Sanitation and basic infrastructure is being overwhelmed in the areas to which the displaced move, the report said. The displaced often do not know they have a right to health care and education. Many lack documents required by the government so they are denied these services even if they ask for them.
''It is particularly disturbing that children are denied access to schools, given that some families choose to move to district centers because schools are no longer functioning in their villages,'' the report said. ''In addition, both sides have used schools for military purposes, and military attacks on schools have increased children's vulnerability.''
King Gyanendra Bir Bikram Shah came to power in a Feb. 1 military coup that has since been followed by a wave of human rights violations under a palace-decreed state of emergency, according to rights group Amnesty International.
Gyanendra seized power from an elected government with support from the Royal Nepal Army, saying this was necessary to restore political stability and defeat a nine-year Maoist insurgency. Nearly 11,000 people are said to have died in that conflict, in which the Maoists have vowed to overthrow the monarchy and establish a socialist republic.
Despite some cooling off earlier this year, the guerilla war has continued. The government and Communist Party of Nepal-Maoist (CPNM) have not agreed on a mutual human rights accord to prevent abuses against civilians, a key demand of Amnesty and other watchdogs.
The administration of President George W. Bush has called on Gyanendra to restore democracy. But it sees the Nepal insurgency as a domino in its international war on terrorism and has argued that the country could become a ''failed state'' and haven for terrorists, according to Foreign Policy in Focus analyst Conn Hallinan.
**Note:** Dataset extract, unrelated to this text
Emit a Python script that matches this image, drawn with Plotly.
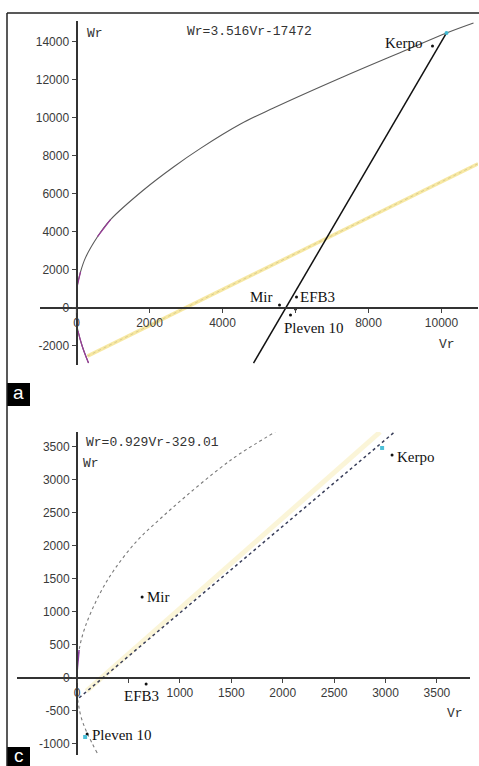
import plotly.graph_objects as go

W, H = 479, 766

def px(x):
    return x / W

def py(y):
    return 1 - y / H

# ---------------- Panel a data ----------------
a_par_vr = [329, 164, 40, 5, 0, 20, 110, 247, 575, 932, 1836, 2658, 3397, 4493, 5397, 7233, 9068, 10137, 10877]
a_par_wr = [-2895, -2053, -1200, -789, 150, 1150, 1900, 2650, 3750, 4650, 6210, 7421, 8400, 9680, 10520, 12100, 13600, 14474, 15000]
a_pur1_vr = [329, 164, 40]
a_pur1_wr = [-2895, -2053, -1200]
a_pur2_vr = [20, 110]
a_pur2_wr = [1150, 1900]
a_pur3_vr = [575, 932]
a_pur3_wr = [3750, 4650]
a_line_vr = [4850, 10137]
a_line_wr = [-2900, 14474]
a_yel_vr = [300, 11000]
a_yel_wr = [-2530, 7590]
a_names = ["Kerpo", "Mir", "EFB3", "Pleven 10"]
a_pt_vr = [9753, 5562, 6027, 5863]
a_pt_wr = [13789, 158, 579, -368]
a_extra_vr = [6000]
a_extra_wr = [-50]
a_cyan_vr = [10137]
a_cyan_wr = [14474]
a_xticks = [0, 2000, 4000, 6000, 8000, 10000]
a_xtext = ["0", "2000", "4000", "", "8000", "10000"]
a_yticks = [-2000, 0, 2000, 4000, 6000, 8000, 10000, 12000, 14000]
a_ytext = ["-2000", "0", "2000", "4000", "6000", "8000", "10000", "12000", "14000"]
a_eq = "Wr=3.516Vr-17472"

# ---------------- Panel c data ----------------
c_par_vr = [195, 97, 40, 15, 0, 0, 19, 78, 224, 370, 584, 807, 1070, 1391, 1586, 1926]
c_par_wr = [-1136, -833, -600, -420, -250, 100, 424, 773, 1288, 1660, 2080, 2410, 2770, 3180, 3400, 3727]
c_pur_vr = [0, 19]
c_pur_wr = [100, 424]
c_dot_vr = [20, 3090]
c_dot_wr = [-300, 3730]
c_yel_vr = [90, 2947]
c_yel_wr = [-200, 3727]
c_names = ["Kerpo", "Mir", "EFB3", "Pleven 10"]
c_pt_vr = [3064, 632, 671, 97]
c_pt_wr = [3379, 1227, -91, -848]
c_cyan_vr = [2967, 78]
c_cyan_wr = [3485, -894]
c_xticks = [0, 500, 1000, 1500, 2000, 2500, 3000, 3500]
c_xtext = ["0", "", "1000", "1500", "2000", "2500", "3000", "3500"]
c_yticks = [-1000, -500, 0, 500, 1000, 1500, 2000, 2500, 3000, 3500]
c_ytext = ["-1000", "-500", "0", "500", "1000", "1500", "2000", "2500", "3000", "3500"]
c_eq = "Wr=0.929Vr-329.01"

fig = go.Figure()

def line(xs, ys, color, width, dash="solid", ax="", shape="linear"):
    fig.add_trace(go.Scatter(x=xs, y=ys, mode="lines",
                             line=dict(color=color, width=width, dash=dash, shape=shape, smoothing=1.0),
                             xaxis="x" + ax, yaxis="y" + ax, showlegend=False, hoverinfo="skip"))

def pts(xs, ys, color, size, ax="", symbol="circle"):
    fig.add_trace(go.Scatter(x=xs, y=ys, mode="markers", marker=dict(color=color, size=size, symbol=symbol),
                             xaxis="x" + ax, yaxis="y" + ax, showlegend=False, hoverinfo="skip"))

# Panel a
line(a_yel_vr, a_yel_wr, "rgba(245,226,140,0.8)", 3.5)
line(a_yel_vr, a_yel_wr, "rgba(170,160,110,0.4)", 1, "dot")
line(a_par_vr, a_par_wr, "#5a5a5a", 1.1, shape="spline")
line(a_pur1_vr, a_pur1_wr, "#9a3a9a", 1.2, shape="spline")
line(a_pur2_vr, a_pur2_wr, "#9a3a9a", 1.2)
line(a_pur3_vr, a_pur3_wr, "#9a3a9a", 1.2)
line(a_line_vr, a_line_wr, "#111111", 1.5)
pts(a_pt_vr, a_pt_wr, "#111111", 3)
pts(a_extra_vr, a_extra_wr, "#111111", 3)
pts(a_cyan_vr, a_cyan_wr, "#3fb8d0", 4)

# Panel c
line(c_yel_vr, c_yel_wr, "rgba(248,238,190,0.6)", 5, ax="2")
line(c_par_vr, c_par_wr, "#7a7a7a", 1.1, "dot", ax="2", shape="spline")
line(c_pur_vr, c_pur_wr, "#8a3aa0", 1.5, ax="2")
line(c_dot_vr, c_dot_wr, "#3a3f5a", 1.5, "dot", ax="2")
pts(c_pt_vr, c_pt_wr, "#111111", 3, ax="2")
pts(c_cyan_vr, c_cyan_wr, "#4cc0d8", 4, ax="2", symbol="square")

tickfont = dict(family="Liberation Sans, Arial, sans-serif", size=12, color="#3a3a3a")
axcommon = dict(showgrid=False, zeroline=False, showline=True, linecolor="#333333", linewidth=2,
                ticks="outside", ticklen=4, tickcolor="#444444", tickwidth=1, tickfont=tickfont,
                fixedrange=True)

fig.update_layout(
    width=W, height=H, margin=dict(l=0, r=0, t=0, b=0),
    paper_bgcolor="white", plot_bgcolor="white",
    xaxis=dict(domain=[px(40), px(478)], range=[-1000, 11000], anchor="free", position=py(308),
               tickvals=a_xticks, ticktext=a_xtext, **axcommon),
    yaxis=dict(domain=[py(365), py(21)], range=[-3000, 15100], anchor="free", position=px(76.5),
               tickvals=a_yticks, ticktext=a_ytext, **axcommon),
    xaxis2=dict(domain=[px(17), px(470)], range=[-585, 3822], anchor="free", position=py(678),
                tickvals=c_xticks, ticktext=c_xtext, **axcommon),
    yaxis2=dict(domain=[py(755), py(432)], range=[-1167, 3727], anchor="free", position=px(77),
                tickvals=c_yticks, ticktext=c_ytext, **axcommon),
)

mono = dict(family="Liberation Mono, Courier New, monospace", size=13, color="#333333")
serif = dict(family="Liberation Serif, Times New Roman, serif", size=15, color="#111111")

ann = []
def paper_text(x, y, text, font, xanchor="center"):
    ann.append(dict(x=px(x), y=py(y), xref="paper", yref="paper", text=text, showarrow=False,
                    font=font, xanchor=xanchor, yanchor="middle"))

paper_text(95, 33, "Wr", mono)
paper_text(185, 32, a_eq, mono, "left")
paper_text(447, 344, "Vr", mono)
paper_text(91, 463, "Wr", mono)
paper_text(84, 442, c_eq, mono, "left")
paper_text(455, 713, "Vr", mono)

def pt_label(x, y, text, ax, xanchor, xshift, yshift):
    ann.append(dict(x=x, y=y, xref="x" + ax, yref="y" + ax, text=text, showarrow=False, font=serif,
                    xanchor=xanchor, yanchor="middle", xshift=xshift, yshift=yshift))

a_offsets = [("right", -7, 3), ("right", -5, 8), ("left", 2, 0), ("left", -9, -13)]
for n, x, y, (xa, xs, ys) in zip(a_names, a_pt_vr, a_pt_wr, a_offsets):
    pt_label(x, y, n, "", xa, xs, ys)
c_offsets = [("left", 3, -2), ("left", 3, 0), ("center", -5, -12), ("left", 3, -1)]
for n, x, y, (xa, xs, ys) in zip(c_names, c_pt_vr, c_pt_wr, c_offsets):
    pt_label(x, y, n, "2", xa, xs, ys)

# panel letters
lab_font = dict(family="Liberation Sans, Arial, sans-serif", size=19, color="white")
paper_text(18.5, 393, "a", lab_font)
paper_text(18.5, 755, "c", lab_font)

fig.update_layout(annotations=ann)

shapes = [
    dict(type="line", xref="paper", yref="paper", x0=px(7), x1=1, y0=py(13), y1=py(13),
         line=dict(color="#222222", width=1.5)),
    dict(type="line", xref="paper", yref="paper", x0=px(7), x1=px(7), y0=py(13), y1=0,
         line=dict(color="#222222", width=1.5)),
    dict(type="rect", xref="paper", yref="paper", x0=px(7), x1=px(30), y0=py(406), y1=py(383),
         fillcolor="black", line=dict(width=0), layer="below"),
    dict(type="rect", xref="paper", yref="paper", x0=px(7), x1=px(30), y0=0, y1=py(747),
         fillcolor="black", line=dict(width=0), layer="below"),
]
fig.update_layout(shapes=shapes)

fig.write_html("out.html")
The State Department has placed the CPNM on a terrorism watch list.
''There are suspicions in the region that American involvement is also part of an overall U.S. plan to ring China with military bases and regimes friendly, or at least beholden, to Washington,'' Hallinan said in a recent report.
To break the bloody stalemate between Maoists and Royalists, some Scandinavian governments and the Hong Kong-based Asian Human Rights Commission have proposed United Nations intervention and independent mediation.
In April, senior U.N. humanitarian adviser Dennis McNamara urged action to prevent a humanitarian crisis, saying the plight of Nepal's internally displaced people was of major concern.
Even as Nepal's violence is said to spawn a new humanitarian crisis, the country hosts some 110,000 refugees from neighboring Bhutan.
They took refuge in Nepal after they were evicted from Bhutan in the early 1990s when the Bhutanese government introduced discriminatory citizenship policies targeting ethnic Nepalis. Bhutan said they were not Bhutanese nationals, classified them as voluntary migrants from Nepal, and forced them out.